Pequeñas comunidades
Una vez que Pablo había evangelizado a las familias, procedía a formar pequeñas comunidades locales con sus respectivos dirigentes. Los cristianos convertidos sentían la necesidad de formar comunidad con los hermanos cristianos para recibir enseñanza, orar juntos, vivir en comunión y proyectarse, en la ciudad o aldea, como faro de luz que se difunde. En Hechos 2,42 se recuerda que los apóstoles, después de Pentecostés, siguieron el método que les había enseñado Jesús para formar comunidades de fe. Apunta Hechos: “Se reunían frecuentemente para escuchar la enseñanza de los apóstoles, y participar en la vida común, en la fracción del pan y en las oraciones” (Hch 2,42). Este mismo método siguió Pablo. Una vez que había formado discípulos, los enseñaba a congregarse en comunidad para recibir enseñanza, para orar, para vivir en comunión con los hermanos y para participar en la “fracción del pan”. Pablo sabía que él no podía permanecer todo el tiempo en un solo lugar; tenía que continuar su viaje misionero hacia otras regiones. Pero Pablo tenía confianza en la obra de los que venían detrás de él para continuar la enseñanza y el crecimiento espiritual de la comunidad. Pablo decía: “Yo planté, Apolos regó, pero el crecimiento lo da Dios” (1Cor 3,6 ). En el lapso de diez años Pablo fundó las iglesias de Galacia, Macedonia, Acaya y Asia.

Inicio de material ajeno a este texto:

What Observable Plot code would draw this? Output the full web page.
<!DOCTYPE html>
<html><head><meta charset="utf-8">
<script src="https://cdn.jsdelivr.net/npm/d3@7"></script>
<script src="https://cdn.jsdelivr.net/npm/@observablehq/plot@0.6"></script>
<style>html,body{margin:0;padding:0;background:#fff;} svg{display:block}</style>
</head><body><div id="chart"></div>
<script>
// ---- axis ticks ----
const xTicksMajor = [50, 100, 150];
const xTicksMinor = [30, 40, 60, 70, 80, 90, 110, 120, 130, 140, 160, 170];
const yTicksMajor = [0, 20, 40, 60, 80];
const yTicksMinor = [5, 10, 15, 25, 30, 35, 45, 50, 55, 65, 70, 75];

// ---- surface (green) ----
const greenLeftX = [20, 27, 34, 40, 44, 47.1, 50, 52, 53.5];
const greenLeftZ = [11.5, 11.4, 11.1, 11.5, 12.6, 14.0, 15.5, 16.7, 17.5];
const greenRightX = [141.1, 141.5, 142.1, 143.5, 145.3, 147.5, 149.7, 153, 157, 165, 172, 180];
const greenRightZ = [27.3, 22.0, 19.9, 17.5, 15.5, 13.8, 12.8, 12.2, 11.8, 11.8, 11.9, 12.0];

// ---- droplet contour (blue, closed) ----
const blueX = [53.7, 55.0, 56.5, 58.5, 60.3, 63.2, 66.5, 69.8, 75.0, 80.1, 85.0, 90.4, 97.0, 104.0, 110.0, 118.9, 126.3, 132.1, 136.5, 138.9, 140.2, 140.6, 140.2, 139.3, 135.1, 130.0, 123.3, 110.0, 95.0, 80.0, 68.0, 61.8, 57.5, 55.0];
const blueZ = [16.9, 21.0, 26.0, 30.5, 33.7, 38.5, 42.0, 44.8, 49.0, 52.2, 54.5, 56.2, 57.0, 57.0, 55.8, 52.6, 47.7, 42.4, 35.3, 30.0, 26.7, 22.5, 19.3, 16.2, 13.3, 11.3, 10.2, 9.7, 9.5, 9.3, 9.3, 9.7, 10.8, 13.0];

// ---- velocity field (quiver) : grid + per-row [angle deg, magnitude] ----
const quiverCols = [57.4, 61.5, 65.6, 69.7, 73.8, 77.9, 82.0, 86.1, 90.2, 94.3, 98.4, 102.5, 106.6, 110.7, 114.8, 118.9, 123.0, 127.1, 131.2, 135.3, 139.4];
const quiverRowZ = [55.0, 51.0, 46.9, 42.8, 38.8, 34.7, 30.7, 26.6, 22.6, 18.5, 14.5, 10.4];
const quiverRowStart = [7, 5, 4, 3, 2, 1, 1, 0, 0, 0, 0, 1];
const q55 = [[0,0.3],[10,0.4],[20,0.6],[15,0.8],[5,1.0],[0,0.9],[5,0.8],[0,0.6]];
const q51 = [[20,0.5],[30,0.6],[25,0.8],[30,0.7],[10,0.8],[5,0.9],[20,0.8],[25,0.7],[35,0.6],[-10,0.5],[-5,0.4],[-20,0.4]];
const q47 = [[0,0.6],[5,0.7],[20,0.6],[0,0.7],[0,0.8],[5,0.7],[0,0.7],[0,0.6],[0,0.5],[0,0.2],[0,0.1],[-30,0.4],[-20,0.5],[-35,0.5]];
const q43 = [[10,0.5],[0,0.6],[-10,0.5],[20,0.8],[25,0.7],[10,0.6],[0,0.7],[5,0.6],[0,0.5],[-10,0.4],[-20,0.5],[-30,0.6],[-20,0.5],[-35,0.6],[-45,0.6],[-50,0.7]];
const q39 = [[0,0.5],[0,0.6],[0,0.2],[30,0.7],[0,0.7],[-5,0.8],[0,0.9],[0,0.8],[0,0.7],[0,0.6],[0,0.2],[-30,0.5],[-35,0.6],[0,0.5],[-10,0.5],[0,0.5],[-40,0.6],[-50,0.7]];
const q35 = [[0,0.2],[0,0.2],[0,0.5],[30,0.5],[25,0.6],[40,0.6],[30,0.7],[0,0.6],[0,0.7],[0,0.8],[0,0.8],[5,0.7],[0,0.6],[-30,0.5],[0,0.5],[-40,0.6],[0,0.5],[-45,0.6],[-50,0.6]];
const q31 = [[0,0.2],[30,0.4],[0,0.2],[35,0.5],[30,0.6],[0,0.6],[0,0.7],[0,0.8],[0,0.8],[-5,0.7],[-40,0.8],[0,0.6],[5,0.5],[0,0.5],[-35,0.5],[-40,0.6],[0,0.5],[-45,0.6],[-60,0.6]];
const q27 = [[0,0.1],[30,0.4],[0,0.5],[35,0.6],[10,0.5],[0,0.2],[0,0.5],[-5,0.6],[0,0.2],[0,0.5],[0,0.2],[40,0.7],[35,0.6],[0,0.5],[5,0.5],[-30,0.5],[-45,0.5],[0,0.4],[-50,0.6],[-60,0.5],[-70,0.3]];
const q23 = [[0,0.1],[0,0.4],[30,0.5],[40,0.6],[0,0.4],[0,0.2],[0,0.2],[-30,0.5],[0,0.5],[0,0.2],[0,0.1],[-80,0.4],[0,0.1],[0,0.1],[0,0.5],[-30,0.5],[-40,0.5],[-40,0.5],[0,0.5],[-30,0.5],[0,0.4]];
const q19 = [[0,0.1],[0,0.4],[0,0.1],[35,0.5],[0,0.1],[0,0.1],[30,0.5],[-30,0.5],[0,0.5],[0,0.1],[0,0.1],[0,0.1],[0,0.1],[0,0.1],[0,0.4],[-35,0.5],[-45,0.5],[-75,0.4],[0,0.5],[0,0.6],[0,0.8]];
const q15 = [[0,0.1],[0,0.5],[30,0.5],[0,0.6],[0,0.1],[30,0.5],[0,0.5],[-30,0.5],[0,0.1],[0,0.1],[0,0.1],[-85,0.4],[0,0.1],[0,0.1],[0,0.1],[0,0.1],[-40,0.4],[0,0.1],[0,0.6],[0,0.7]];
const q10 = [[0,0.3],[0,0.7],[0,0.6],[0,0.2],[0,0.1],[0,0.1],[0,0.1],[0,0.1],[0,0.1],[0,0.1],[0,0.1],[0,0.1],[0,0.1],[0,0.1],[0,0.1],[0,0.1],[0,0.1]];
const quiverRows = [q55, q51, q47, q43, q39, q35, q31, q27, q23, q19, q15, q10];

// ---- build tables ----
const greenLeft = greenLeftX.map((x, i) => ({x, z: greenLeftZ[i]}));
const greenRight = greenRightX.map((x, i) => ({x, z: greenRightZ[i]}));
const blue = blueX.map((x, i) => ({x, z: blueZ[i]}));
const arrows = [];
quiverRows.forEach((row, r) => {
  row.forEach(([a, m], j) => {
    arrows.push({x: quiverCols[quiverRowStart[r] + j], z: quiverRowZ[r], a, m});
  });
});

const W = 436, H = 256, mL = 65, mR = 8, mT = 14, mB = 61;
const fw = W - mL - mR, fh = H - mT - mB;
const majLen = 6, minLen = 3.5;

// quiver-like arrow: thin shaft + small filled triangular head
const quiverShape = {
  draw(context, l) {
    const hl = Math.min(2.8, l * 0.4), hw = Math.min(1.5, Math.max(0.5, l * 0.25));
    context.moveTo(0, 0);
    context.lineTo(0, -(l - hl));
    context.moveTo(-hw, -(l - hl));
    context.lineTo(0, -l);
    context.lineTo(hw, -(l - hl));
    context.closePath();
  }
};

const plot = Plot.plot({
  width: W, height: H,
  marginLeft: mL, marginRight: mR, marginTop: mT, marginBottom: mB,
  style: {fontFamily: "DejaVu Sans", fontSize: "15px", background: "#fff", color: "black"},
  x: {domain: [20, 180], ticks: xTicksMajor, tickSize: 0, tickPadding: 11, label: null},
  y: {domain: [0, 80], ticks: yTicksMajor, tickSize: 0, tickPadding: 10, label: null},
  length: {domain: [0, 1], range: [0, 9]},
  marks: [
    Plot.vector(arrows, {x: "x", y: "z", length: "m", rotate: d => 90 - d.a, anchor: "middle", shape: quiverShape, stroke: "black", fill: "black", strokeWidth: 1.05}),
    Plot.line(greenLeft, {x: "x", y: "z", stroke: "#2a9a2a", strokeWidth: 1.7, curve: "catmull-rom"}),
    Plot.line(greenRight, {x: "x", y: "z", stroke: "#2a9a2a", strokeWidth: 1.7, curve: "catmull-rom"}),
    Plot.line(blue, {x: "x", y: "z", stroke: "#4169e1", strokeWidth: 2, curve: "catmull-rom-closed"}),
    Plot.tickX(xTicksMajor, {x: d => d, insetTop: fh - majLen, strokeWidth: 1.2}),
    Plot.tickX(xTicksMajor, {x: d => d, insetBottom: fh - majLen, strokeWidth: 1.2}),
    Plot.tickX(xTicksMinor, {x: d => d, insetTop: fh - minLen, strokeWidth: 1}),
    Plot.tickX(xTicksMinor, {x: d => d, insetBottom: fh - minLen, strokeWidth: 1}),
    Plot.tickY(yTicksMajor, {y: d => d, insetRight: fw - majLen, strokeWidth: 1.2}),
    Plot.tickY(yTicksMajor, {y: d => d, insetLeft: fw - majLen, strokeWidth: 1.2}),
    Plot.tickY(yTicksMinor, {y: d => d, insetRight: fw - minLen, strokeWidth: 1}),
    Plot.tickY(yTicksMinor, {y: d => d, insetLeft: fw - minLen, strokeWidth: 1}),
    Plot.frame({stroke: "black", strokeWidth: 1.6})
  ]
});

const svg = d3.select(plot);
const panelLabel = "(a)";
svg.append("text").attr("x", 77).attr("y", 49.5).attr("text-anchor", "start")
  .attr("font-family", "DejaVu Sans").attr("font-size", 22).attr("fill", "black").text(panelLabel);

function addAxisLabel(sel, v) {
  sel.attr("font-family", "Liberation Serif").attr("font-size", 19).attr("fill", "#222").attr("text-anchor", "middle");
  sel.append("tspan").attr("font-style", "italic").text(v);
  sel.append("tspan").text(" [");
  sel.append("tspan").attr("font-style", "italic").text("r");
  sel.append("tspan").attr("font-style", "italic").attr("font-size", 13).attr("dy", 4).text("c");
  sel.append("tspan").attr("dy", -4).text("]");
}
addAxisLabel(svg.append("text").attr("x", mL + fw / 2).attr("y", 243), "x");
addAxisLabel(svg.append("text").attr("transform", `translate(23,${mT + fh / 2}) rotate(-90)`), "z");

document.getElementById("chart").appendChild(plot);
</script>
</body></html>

En nuestro tiempo, en el que hay impresionante carestía de sacerdotes, es de vital importancia la formación y acompañamiento de laicos comprometidos, que sepan orientar las comunidades que les han sido encomendadas. Pablo dio un excelente ejemplo de la confianza que la Iglesia debe tener en los laicos comprometidos, que previamente han sido seleccionados y preparados debidamente, con mucha dedicación y cariño, ya que son las manos escogidas por la Iglesia para llevar a cabo su misión evangelizadora.

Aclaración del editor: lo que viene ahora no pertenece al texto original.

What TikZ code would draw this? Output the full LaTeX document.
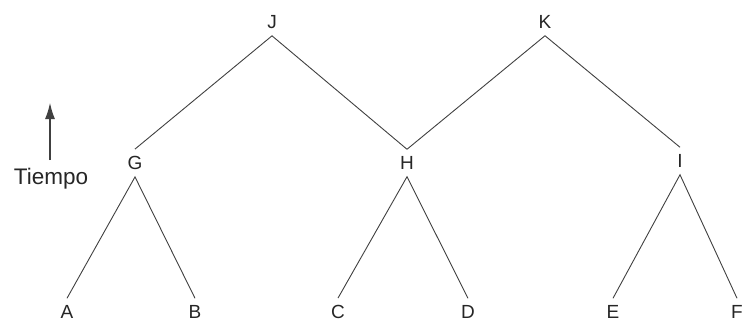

Michael Green, en su obra “La evangelización en la iglesia primitiva”, hace constar cómo fueron los sencillos laicos los que, sin tener gran preparación teológica, pero sí mucha entrega a la causa de Jesús, difundieron el Evangelio en los mercados, en los lavaderos, en los lugares públicos. Estos laicos habían sido previamente discípulos. De allí vino esa maravillosa expansión del cristianismo, que, en menos de trescientos años, se difundió en toda Europa.  Durante mucho tiempo la Iglesia no le dio la importancia debida a los laicos en la misión evangelizadora. Fue un error garrafal; todavía estamos pagando las consecuencias de un descuido tan lamentable. En la actualidad, una de las grandes esperanzas de la Iglesia son precisamente muchos laicos comprometidos, que se sienten un pueblo de sacerdotes y que, con sacrificio y gozo, han ocupado el lugar que Jesús les dejó en la Iglesia.

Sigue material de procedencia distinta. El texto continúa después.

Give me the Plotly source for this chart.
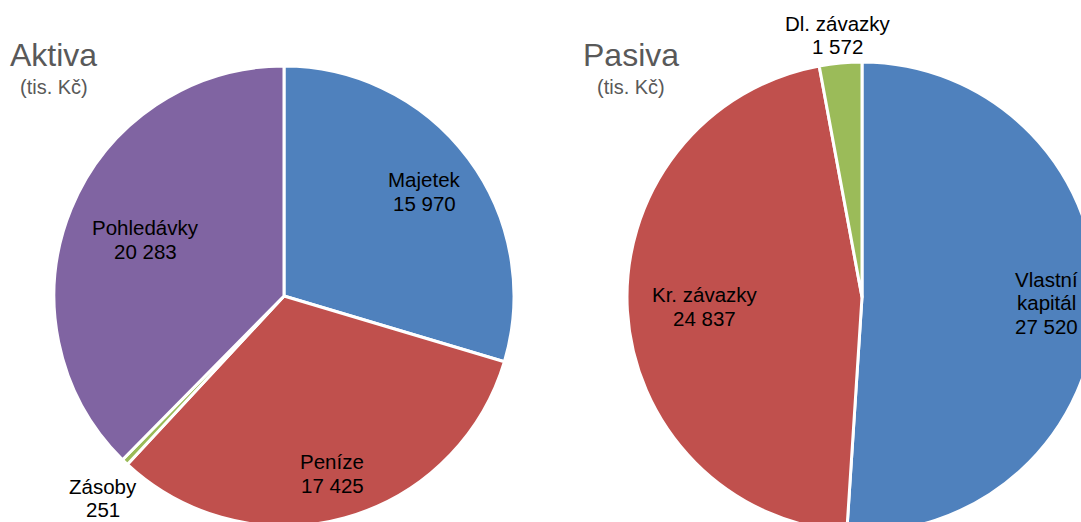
import math
import plotly.graph_objects as go

# ---- data ----
aktiva_labels = ["Majetek", "Peníze", "Zásoby", "Pohledávky"]
aktiva_values = [15970, 17425, 251, 20283]
aktiva_colors = ["#4F81BD", "#C0504D", "#9BBB59", "#8064A2"]

pasiva_labels = ["Vlastní kapitál", "Kr. závazky", "Dl. závazky"]
pasiva_values = [27520, 24837, 1572]
pasiva_colors = ["#4F81BD", "#C0504D", "#9BBB59"]

# display lines of labels (line breaks as in the original)
aktiva_text = [["Majetek"], ["Peníze"], ["Zásoby"], ["Pohledávky"]]
pasiva_text = [["Vlastní", "kapitál"], ["Kr. závazky"], ["Dl. závazky"]]

# label placement (style): radial factor and angular tweak in degrees
aktiva_lab_f = [0.76, 0.80, 1.18, 0.65]
aktiva_lab_da = [0, 0, -1.8, 0]
pasiva_lab_f = [0.785, 0.67, 1.12]
pasiva_lab_da = [0, 0, 0]

# ---- layout geometry (figure larger than the window, clipped to 1081x522) ----
W, H = 1100, 540
FONT = "Liberation Sans, Arial, sans-serif"
LAB_SIZE = 20.5
LINE_H = 23.5

pies = [
    dict(labels=aktiva_labels, values=aktiva_values, colors=aktiva_colors,
         text=aktiva_text, f=aktiva_lab_f, da=aktiva_lab_da, cx=284, cy=296, r=230),
    dict(labels=pasiva_labels, values=pasiva_values, colors=pasiva_colors,
         text=pasiva_text, f=pasiva_lab_f, da=pasiva_lab_da, cx=862, cy=297, r=235),
]


def fmt(v):
    return f"{v:,}".replace(",", " ")


fig = go.Figure()
annotations = []
for p in pies:
    cx, cy, r = p["cx"], p["cy"], p["r"]
    fig.add_trace(go.Pie(
        labels=p["labels"], values=p["values"], sort=False,
        direction="clockwise", rotation=0,
        marker=dict(colors=p["colors"], line=dict(color="white", width=3)),
        textinfo="none", hoverinfo="label+value",
        domain=dict(x=[(cx - r) / W, (cx + r) / W],
                    y=[1 - (cy + r) / H, 1 - (cy - r) / H]),
        showlegend=False,
    ))
    total = sum(p["values"])
    cum = 0
    for lines, v, f, da in zip(p["text"], p["values"], p["f"], p["da"]):
        theta = math.radians((cum + v / 2) / total * 360 + da)
        cum += v
        px = cx + f * r * math.sin(theta)
        py = cy - f * r * math.cos(theta)
        all_lines = lines + [fmt(v)]
        n = len(all_lines)
        for i, line in enumerate(all_lines):
            ly = py + (i - (n - 1) / 2) * LINE_H
            annotations.append(dict(
                x=px / W, y=1 - ly / H, xref="paper", yref="paper",
                text=line, showarrow=False,
                xanchor="center", yanchor="middle", align="center",
                font=dict(family=FONT, size=LAB_SIZE, color="#000000"),
            ))

# titles
for title, cx_t in [("Aktiva", 53.5), ("Pasiva", 630.5)]:
    annotations.append(dict(
        x=cx_t / W, y=1 - 54.5 / H, xref="paper", yref="paper",
        text=title, showarrow=False, xanchor="center", yanchor="middle",
        font=dict(family=FONT, size=32, color="#595959"),
    ))
    annotations.append(dict(
        x=cx_t / W, y=1 - 87 / H, xref="paper", yref="paper",
        text="(tis. Kč)", showarrow=False, xanchor="center", yanchor="middle",
        font=dict(family=FONT, size=20, color="#595959"),
    ))

fig.update_layout(
    width=W, height=H,
    margin=dict(l=0, r=0, t=0, b=0),
    paper_bgcolor="white", plot_bgcolor="white",
    annotations=annotations,
    font=dict(family=FONT),
)

post = (
    "var d=document.getElementById('{plot_id}');"
    "document.body.style.margin='0';"
    "document.body.style.overflow='hidden';"
    "document.documentElement.style.overflow='hidden';"
    "var p=d.parentElement;p.style.width='1081px';p.style.height='522px';"
    "p.style.overflow='hidden';"
)

fig.write_html("out.html", config={"displayModeBar": False}, post_script=post)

“Discípulos y misioneros” es el lema que nuestros obispos de Latinoamérica han propuesto  ante la urgente Misión continental que debe llevarse a cabo. La mayoría de los que vienen a la Iglesia no se han distinguido por ser discípulos y, mucho menos, por ser misioneros. Gran parte de culpa por esta deficiencia eclesial es de nosotros los dirigentes, tanto eclesiásticos como laicos. En esa gran misión continental, que se ha inaugurado, san Pablo tiene mucho que enseñarnos con sus métodos misioneros. No sólo con su fervor evangelizador, que lo llevó a exclamar: “Ay de mí si no evangelizo” (1Cor 9,16).